23 marzo 2003 – III domenica di Quaresima "B"
Esodo 20, 1-17; 1Cor 1, 22-25; Gv 2, 13-25
O M E L I A
Quando Gesù scaccia i venditori dal Tempio, con pecore e buoi, gettando per terra la moneta
dei cambiavalute e rovesciando i loro banchi, i discepoli si ricordano della
parola della Scrittura : « Lo zelo della tua casa mi divora »
(Sal 69,10, greco). Interpretano l’azione
di Gesù alla luce dello zelo di Elia (1 Re 19,10.14.15-18; 2 Re 10,1-28; Mal
3, 1ss; Eccl. 48,1-11). Vedono in
Gesù il Messia, che viene a consolidare le istituzioni religiose di Israele
con la forza e la violenza. Non hanno capito niente – neppure ciò che Elia
stesso aveva appreso nella sua esperienza mistica sul monte Oreb : che
Dio non è presente in ciò che è violento (uragano, terremoto, fuoco ecc.),
ma in ciò che è dolce e pacato, la brezza leggera. (Verità di cui far tesoro
nel momento in cui una pioggia di fuoco si abbatte su Baghdad).
Dicendo « non fate della
casa di mio Padre un luogo di mercato », Gesù si colloca su un
altro terreno. Questa « Pasqua degli Ebrei », come la chiama l’evangelista
Giovanni, non senza una nota peggiorativa,
è tutt’altra cosa dalla « Pasqua del Signore » (come in Es 12,11.48;
Lev. 23,4; Numeri 9,10.14; Deut. 16,1), e il Tempio in cui si svolge questa
Pasqua degli Ebrei non è più la casa di Dio. Chiamando Dio « mio Padre », Gesù indica che la relazione
tra Dio e il popolo non può più essere formulata in termini di sacrificio
cruento e quindi di violenza, ma in termini di amore paterno e filiale.
Per comprendere l’atteggiamento
fermo e senza compromessi, in apparenza violento, di Gesù, occorre ricollocare
il decalogo, che abbiamo ascoltato nella prima lettura, nel suo vero contesto.
Disgraziatamente, abbiamo appreso i « dieci comandamenti » come
una serie di precetti morali da osservare, sotto pena di peccato. Questi precetti
furono in realtà promulgati nel ricordo doloroso della schiavitù d’Egitto
e nella speranza di stabilire una società diversa, senza schiavitù né oppressione,
dove l’uguaglianza di tutti davanti a Dio sarebbe rispettata nelle relazioni
interpersonali. Se i primi tre comandamenti parlano della relazione con Dio,
gli altri sette parlano delle relazioni tra persone in seno alla comunità.

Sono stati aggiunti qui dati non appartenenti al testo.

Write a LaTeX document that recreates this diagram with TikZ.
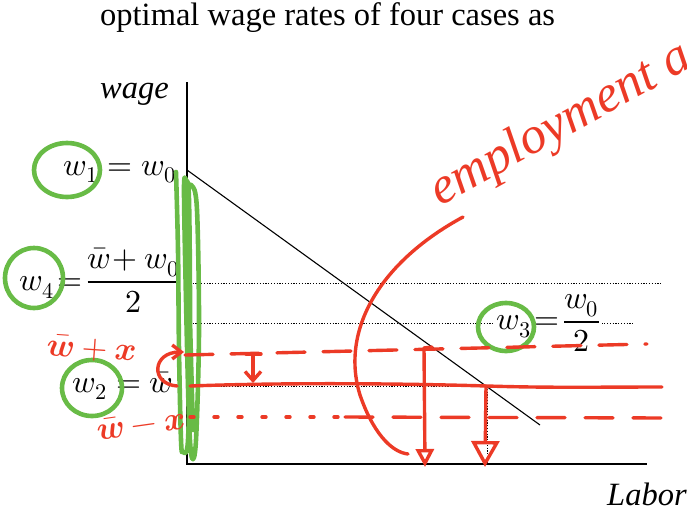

All’epoca di Gesù, nell’universo
religioso di Israele, si constatava la dominazione e lo sfruttamento del popolo
dei poveri da parte della classe dominante. In particolare la « Pasqua
degli Ebrei » era l’occasione per sfruttare i poveri, che dovevano fornire quanto dovuto al Tempio. Per questo Gesù rivolse
i suoi rimproveri, soprattutto ai venditori di colombe, che erano
coloro che sfruttavano i più poveri, che non potevano comprare altro.
La collera di Gesù è diretta
contro ogni utilizzazione del sentimento religioso per sfruttare i piccoli
e i poveri. Ogni appellarsi a Dio
– che sia chiamato Allah o il Dio
dei Cristiani – per giustificare la violenza e la guerra è un crimine contro
l’umanità, l’umanità dei piccoli, che ne sono sempre le prime vittime, e l’umanità
di Colui che ha scelto di farsi uno di noi.